Authorities in the UK are launching a pilot project to test the use of drones to assist in search and rescue operations.
The year-long trial is set to launch later this month to support search and rescue around the coast of Essex thanks to a partnership between Essex Police, the Maritime & Coastguard Agency (MCA) and the Royal National Lifeboat Institution (RNLI).
The Maritime and Coastguard Agency (MCA) says the test will provide HM Coastguard Rescue Teams with “more eyes in the sky” to assist with search and rescue around the county’s coastline. The drones will be used for operations including helping to search for casualties in hazardous locations and directing HM Coastguard and RNLI lifeboat crews to casualties to assess risks before deploying rescue personnel.
At the end of the 12-month pilot, officials will assess the impacts on coastal search and rescue to help inform MCA and RNLI’s use of unmanned aerial vehicles in the future.
HM Coastguard Teams from Walton, Clacton, Mersea Island, South Woodham Ferrers, Southend and Canvey Island will be taking part in the trial, supported by a range of inshore and all-weather lifeboats and hovercraft strategically located at six RNLI lifeboat stations along that stretch of the Essex coastline.
Drone operations will be supported by the Essex Police’s Drone Unit. Phil Hanson, Aviation Technical Assurance Manager at the Maritime & Coastguard Agency, said the MCA was proud to be a partner and support the evolution of drones in UK search and rescue.
“Thanks to the Essex Police Drone Unit, we are able to trial this innovative technology to help rescuers on the front line with more accurate aerial vision, conduct searches in hard to reach or hazardous areas, assist with night time thermal imagery searches and relaying messages from rescuers to casualties.
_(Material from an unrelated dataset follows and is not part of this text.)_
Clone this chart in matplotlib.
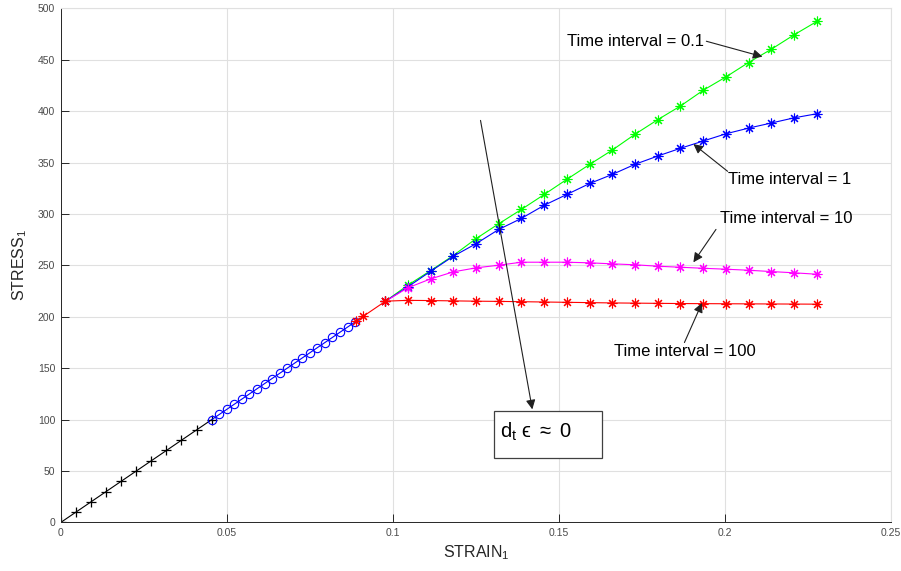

This will allow rescuers to make more informed decisions and ultimately help make the coast safer – particularly as the busy season is now almost upon us,” said Hanson.
“One thing, we need to stress is that the drones will not replace our Coastguard helicopters, Coastguard Rescue Teams, RNLI or independent lifeboats. However, it is entirely possible that they could be an additional tool to use in search and rescue and enhance our existing capabilities,” Hanson added.
“We are delighted to be supporting the invaluable work of the MCA and RNLI in keeping our county’s coastlines safe,” said
Essex Police Drone Manager Perran Bonner.